Biden’s Inflation Reduction Act Means 87,000 New IRS Agents: 6 Ways To Avoid an Audit
President Joe Biden recently signed the $739 billion Inflation Reduction Act, with $80 billion in funding being directed towards the Internal Revenue Service over the next 10 years. More than $45 billion of those funds are going towards enforcement to help close an estimated $600 billion “tax gap,” which is the difference between what Americans owe and what they pay, CNBC Make It reported.
According to the Congressional Research Service, enforcement funds will go towards hiring more enforcement agents, providing legal support and investing in “investigative technology.” These funds could also be used to monitor and enforce taxes on digital assets such as cryptocurrency.

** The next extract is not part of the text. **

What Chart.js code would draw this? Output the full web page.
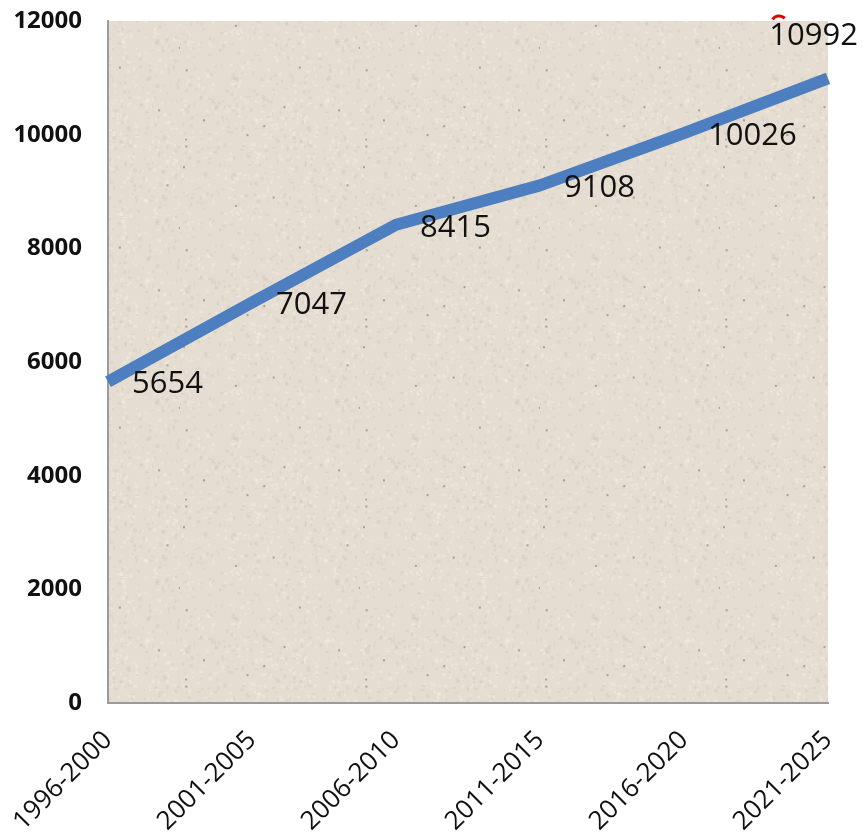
<!DOCTYPE html>
<html>
<head>
<meta charset="utf-8">
<script src="https://cdn.jsdelivr.net/npm/chart.js@4/dist/chart.umd.min.js"></script>
<style>
  html, body { margin: 0; padding: 0; background: #fff; }
  #wrap { width: 865px; height: 835px; position: relative; }
</style>
</head>
<body>
<div id="wrap"><canvas id="chart" width="865" height="835"></canvas></div>
<script>
// periods on the x axis and the population values for each period
const periods = ['1996-2000', '2001-2005', '2006-2010', '2011-2015', '2016-2020', '2021-2025'];
const values = [5654, 7047, 8415, 9108, 10026, 10992];
const yTicks = [0, 2000, 4000, 6000, 8000, 10000, 12000];

// builds a small speckled paper tile used to fill the plot area
function makePaperPattern(ctx) {
  const tile = document.createElement('canvas');
  tile.width = 180;
  tile.height = 180;
  const t = tile.getContext('2d');
  t.fillStyle = '#e5ddd1';
  t.fillRect(0, 0, 180, 180);
  let seed = 7;
  function rnd() {
    seed = (seed * 16807) % 2147483647;
    return (seed - 1) / 2147483646;
  }
  // soft light and dark blotches
  for (let i = 0; i < 900; i++) {
    const x = rnd() * 180, y = rnd() * 180;
    const light = rnd() > 0.5;
    t.fillStyle = light ? 'rgba(245,241,234,0.35)' : 'rgba(200,190,175,0.25)';
    t.fillRect(x, y, 1 + rnd() * 3, 1 + rnd() * 3);
  }
  // a few darker grains
  for (let i = 0; i < 14; i++) {
    const x = rnd() * 180, y = rnd() * 180;
    t.fillStyle = 'rgba(120,110,100,0.55)';
    t.fillRect(x, y, 2, 2);
  }
  return ctx.createPattern(tile, 'repeat');
}

const paperBackground = {
  id: 'paperBackground',
  beforeDraw(chart) {
    const { ctx, chartArea } = chart;
    ctx.save();
    ctx.fillStyle = makePaperPattern(ctx);
    ctx.fillRect(chartArea.left, chartArea.top,
      chartArea.right - chartArea.left, chartArea.bottom - chartArea.top);
    ctx.restore();
  }
};

// value labels: below and right of each point, above the point when it would run off the right side
const valueLabels = {
  id: 'valueLabels',
  afterDatasetsDraw(chart) {
    const { ctx } = chart;
    const meta = chart.getDatasetMeta(0);
    ctx.save();
    ctx.font = '31px "Open Sans", sans-serif';
    ctx.fillStyle = '#111';
    ctx.textBaseline = 'middle';
    meta.data.forEach((pt, i) => {
      const text = String(chart.data.datasets[0].data[i]);
      const w = ctx.measureText(text).width;
      if (pt.x + 24 + w > chart.width) {
        ctx.textAlign = 'right';
        ctx.fillText(text, pt.x + 30, pt.y - 42);
      } else {
        ctx.textAlign = 'left';
        ctx.fillText(text, pt.x + 24, pt.y + 3);
      }
    });
    // small red stroke near the top right corner
    ctx.strokeStyle = '#e00000';
    ctx.lineWidth = 3;
    ctx.beginPath();
    ctx.arc(779, 24, 8, Math.PI * 1.2, Math.PI * 1.75);
    ctx.stroke();
    ctx.restore();
  }
};

new Chart(document.getElementById('chart'), {
  type: 'line',
  data: {
    labels: periods,
    datasets: [{
      data: values,
      borderColor: '#4d7ebf',
      borderWidth: 12,
      pointRadius: 0,
      tension: 0,
      fill: false,
      borderJoinStyle: 'round',
      borderCapStyle: 'butt'
    }]
  },
  options: {
    responsive: false,
    animation: false,
    layout: { padding: { top: 21, right: 37, left: 0, bottom: 0 } },
    plugins: {
      legend: { display: false },
      tooltip: { enabled: false }
    },
    scales: {
      x: {
        offset: false,
        grid: { display: false, drawTicks: false },
        border: { display: true, color: '#9b9b9b', width: 2 },
        ticks: {
          minRotation: 45,
          maxRotation: 45,
          padding: 22,
          color: '#111',
          font: { family: '"Open Sans", sans-serif', size: 26 }
        },
        afterFit(scale) {
          scale.height = 132;
          scale.paddingLeft = 0;
          scale.paddingRight = 0;
        }
      },
      y: {
        min: 0,
        max: 12000,
        afterBuildTicks(scale) { scale.ticks = yTicks.map(v => ({ value: v })); },
        grid: { display: false, drawTicks: false },
        border: { display: true, color: '#9b9b9b', width: 2 },
        ticks: {
          padding: 26,
          color: '#111',
          font: { family: '"Open Sans", sans-serif', size: 24, weight: 'bold' },
          callback: v => String(v)
        },
        afterFit(scale) {
          scale.width = 108;
          scale.paddingTop = 0;
          scale.paddingBottom = 0;
        }
      }
    }
  },
  plugins: [paperBackground, valueLabels]
});
</script>
</body>
</html>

While supporters of this legislation say it will help close the tax gap (via an increase in audit activity), CNBC Make It reports that critics contend a potential “army” of IRS agents will be figuratively knocking on doors to conduct audits. Many tax experts claim that the latter scenario is misleading, as many IRS workers have also exited their positions in recent years.
“When we hear 87,000 agents, it sounds like a horrifying army of people. But it’s what they need to maintain, because people are exiting in volumes,” said Robert Cordasco, certified public accountant and founder of Cordasco & Co., per CNBC Make It. “I don’t know how much it adds as much as it gets us to the status quo.”
The IRS does plan to do more audits, but audits are rare. Audit rates also vary by income level. There are higher rates of audits for those making less than $25,000 and those with incomes above $200,000. CNBC Make It reported that new audit activity will be directed toward high-net-worth individuals, large corporations and complex partnerships.
Ways to Minimize Your Chances of Being Audited
There are several ways you can reduce your chances of being audited, per CNBC. A few of the more important considerations follow.
- Ensure your tax returns are accurate and free of mathematical errors.
- Make certain that the figures you are entering in terms of pay, charitable contributions, etc. match those that will be forwarded to the IRS by the other party (or parties) involved.
- Don’t forget to sign your tax return.
- Reporting an unusually large amount of deductions, particularly when compared with previous filings, can result in an increased likelihood of an audit.
- Avoid guesstimating income, expenses, and deductions rather than using precise amounts.
- Refrain from claiming business expenses for activities the IRS may view as a hobby, rather than as a legitimate deduction. This can be a debatable position, but an expectation of profit and proper bookkeeping are primary factors here.